How we got into this mess
Ever since these mortgage behemoths were conserved during the financial crisis of 2008, the Federal National Mortgage Association (FNMA) and the Federal Home Loan Mortgage Corporation (Freddie Mac) have been under governmental orders to shrink. There is even legislation underway in Washington to eliminate these enterprises entirely.
Over the last twenty years, FNMA and Freddie Mac became a larger and larger share of the mortgage market. In addition to buying mortgages from Credit Unions and other financial intermediaries with the express intention to pool the loans and resell them into the market, FNMA and Freddie decided to buy the loans outright. These purchases were financed by debenture sales into the capital markets. Taken together, the MBS collateral, CMOS (made for other MBS collateral), and agency debentures (securities issued by them but not specifically backed by mortgages, rather the general credit of the company) dominated the kinds of assets that credit unions would buy to satisfy their investment portfolio requirements.
Once these two GSEís (Government Sponsored Enterprises) folded, we taxpayers were on the hook for their losses. The government has decided enough is enough.
The government moves to shift risk from the taxpayer to the institutional buyer
To meet a regulatory directive, FNMA and Freddie are being forced to liquidate large blocks of mortgages they still own from prior to the real estate collapse in 2008. The big change is that these securities will be sold without government backing. This means that the buyer of the securities will be on the hook if we go through another credit event. The implied full faith and credit support historically provided by the government is effectively gone.
New sales have already gotten underway
Freddie has already launched one such deal, a 500-million dollar sale this summer. The Freddie version is called STACR (for Structured Agency Credit Risk). The initial sale was a two-tranche deal, both floaters with wide yield spreads. The 2-year tranche was spread +340 basis points over 1 month LIBOR. The 8-year average life deal offered a spread of +715 basis points. The credit enhancement was subordinated collateralization, meaning that the amount of mortgages backing the deal was greater than the par amount of the bonds sold, with the extra bonds held in trust to absorb credit losses over the life of the instrument.
FNMA is currently organizing a road show to tout its version of this product. The structure will be called Connecticut Avenue Securities (CAS is the acronym). These deals are expected to look like CMOs in that they have multiple tranches and variable pricing.
The NCUA is not quite sure what to think of this paper. Last week the NCUA issued a statement that this new risk-asset paper would not be an allowable investment for federally-insured credit unions. This produced a surprised reaction for the self-same credit unions. After all, with FNMA and Freddie shrinking, what are credit unions going to buy instead, if not this kind of asset? In a rare admission that they jumped the gun, the NCUA subsequently rescinded that message and said that investing in this product was allowed.
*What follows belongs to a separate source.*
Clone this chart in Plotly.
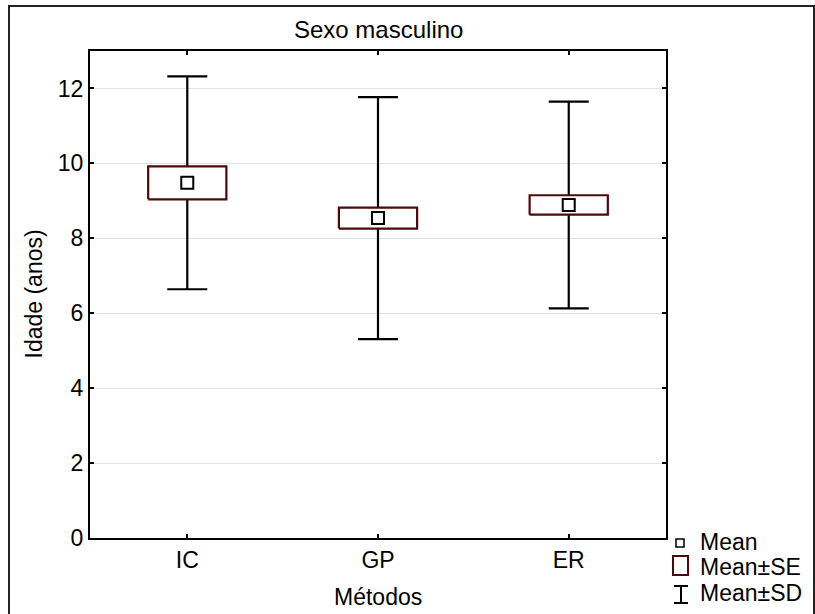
import plotly.graph_objects as go

# ---- data ----
methods = ["IC", "GP", "ER"]
mean_vals = [9.48, 8.54, 8.89]
se_vals = [0.44, 0.28, 0.26]
sd_vals = [2.84, 3.23, 2.76]

legend_labels = ["Mean", "Mean±SE", "Mean±SD"]
title_text = "Sexo masculino"
x_title = "Métodos"
y_title = "Idade (anos)"

# ---- layout constants (pixels) ----
W, H = 815, 614
L, R, T, B = 90, 666, 51, 538
FONT = "Liberation Sans, Arial, sans-serif"
FS = 23
MAROON = "#4d0a0a"
HW = 0.205  # half box width in category units


def xp(px):
    return (px - L) / (R - L)


def yp(py):
    return (B - py) / (B - T)


xi = list(range(len(methods)))

# SE boxes built from data
box_x, box_y = [], []
for i, m, s in zip(xi, mean_vals, se_vals):
    box_x += [i - HW, i + HW, i + HW, i - HW, i - HW, None]
    box_y += [m - s, m - s, m + s, m + s, m - s, None]

fig = go.Figure()

# SD whiskers
fig.add_trace(go.Scatter(
    x=xi, y=mean_vals, mode="markers",
    marker=dict(color="rgba(0,0,0,0)", size=2),
    error_y=dict(type="data", array=sd_vals, symmetric=True,
                 color="black", thickness=2.2, width=20),
    showlegend=False, hoverinfo="skip"))

# SE boxes
fig.add_trace(go.Scatter(
    x=box_x, y=box_y, mode="lines", fill="toself",
    fillcolor="white", line=dict(color=MAROON, width=2.2),
    showlegend=False, hoverinfo="skip"))

# Means
fig.add_trace(go.Scatter(
    x=xi, y=mean_vals, mode="markers",
    marker=dict(symbol="square", size=12, color="white",
                line=dict(color="black", width=2)),
    showlegend=False))

shapes = []
# outer frame
shapes.append(dict(type="rect", xref="paper", yref="paper",
                   x0=xp(9), x1=xp(814), y0=yp(640), y1=yp(6),
                   line=dict(color="#222", width=2), layer="below"))
# legend symbols
shapes.append(dict(type="rect", xref="paper", yref="paper",
                   x0=xp(676), x1=xp(684), y0=yp(547), y1=yp(539),
                   line=dict(color="black", width=1.5)))
shapes.append(dict(type="rect", xref="paper", yref="paper",
                   x0=xp(673), x1=xp(688), y0=yp(575), y1=yp(556),
                   line=dict(color=MAROON, width=2)))
shapes.append(dict(type="line", xref="paper", yref="paper",
                   x0=xp(681), x1=xp(681), y0=yp(603), y1=yp(586),
                   line=dict(color="black", width=2)))
shapes.append(dict(type="line", xref="paper", yref="paper",
                   x0=xp(674), x1=xp(688), y0=yp(586), y1=yp(586),
                   line=dict(color="black", width=2)))
shapes.append(dict(type="line", xref="paper", yref="paper",
                   x0=xp(674), x1=xp(688), y0=yp(603), y1=yp(603),
                   line=dict(color="black", width=2)))

annotations = []
for lab, py in zip(legend_labels, [542, 567, 593]):
    annotations.append(dict(text=lab, xref="paper", yref="paper",
                            x=xp(698), y=yp(py), xanchor="left",
                            yanchor="middle", showarrow=False,
                            font=dict(family=FONT, size=FS, color="black")))
annotations.append(dict(text=title_text, xref="paper", yref="paper",
                        x=0.5, y=yp(29), xanchor="center", yanchor="middle",
                        showarrow=False,
                        font=dict(family=FONT, size=24, color="black")))
annotations.append(dict(text=x_title, xref="paper", yref="paper",
                        x=0.5, y=yp(597), xanchor="center", yanchor="middle",
                        showarrow=False,
                        font=dict(family=FONT, size=FS, color="black")))
annotations.append(dict(text=y_title, xref="paper", yref="paper",
                        x=xp(33), y=0.5, xanchor="center", yanchor="middle",
                        textangle=-90, showarrow=False,
                        font=dict(family=FONT, size=FS, color="black")))

fig.update_layout(
    width=W, height=H,
    margin=dict(l=L, r=W - R, t=T, b=H - B, autoexpand=False),
    paper_bgcolor="white", plot_bgcolor="white",
    font=dict(family=FONT, size=FS, color="black"),
    shapes=shapes, annotations=annotations,
    showlegend=False,
    xaxis=dict(range=[-0.51, 2.51], tickmode="array", tickvals=xi,
               ticktext=methods, showgrid=False, zeroline=False,
               showline=True, linecolor="black", linewidth=2, mirror="ticks",
               ticks="inside", ticklen=4, tickwidth=2, tickcolor="black",
               automargin=False, fixedrange=True),
    yaxis=dict(range=[0, 13], tickmode="array",
               tickvals=[0, 2, 4, 6, 8, 10, 12], showgrid=True,
               gridcolor="#e3e3e3", gridwidth=1, zeroline=False,
               showline=True, linecolor="black", linewidth=2, mirror="ticks",
               ticks="inside", ticklen=4, tickwidth=2, tickcolor="black",
               automargin=False, fixedrange=True),
)

fig.write_html("out.html", config={"displayModeBar": False},
               post_script="document.body.style.margin='0px';")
The NCUA did clearly state that it was the responsibility of the investing credit union to fully understand the credit risk in these instruments and be prepared to defend their purchase in upcoming examinations.
The bonds that are being sold in the early going are not rated by a rating agency. They do have enough credit support that they might have been considered low single-A or high BBB rated, but that rating is not being sought. The intent is to structure these like unrated FNMA and Freddie unsecured debt instruments for tax purposes.
This program is just getting started. However, the pressure on the GSEs to shrink their market footprint means that such deals as described above will be the norm for FNMA and Freddie over the coming years. There are all sorts of details to be worked through, but be prepared for a seismic change in what sort of investments will be available to you.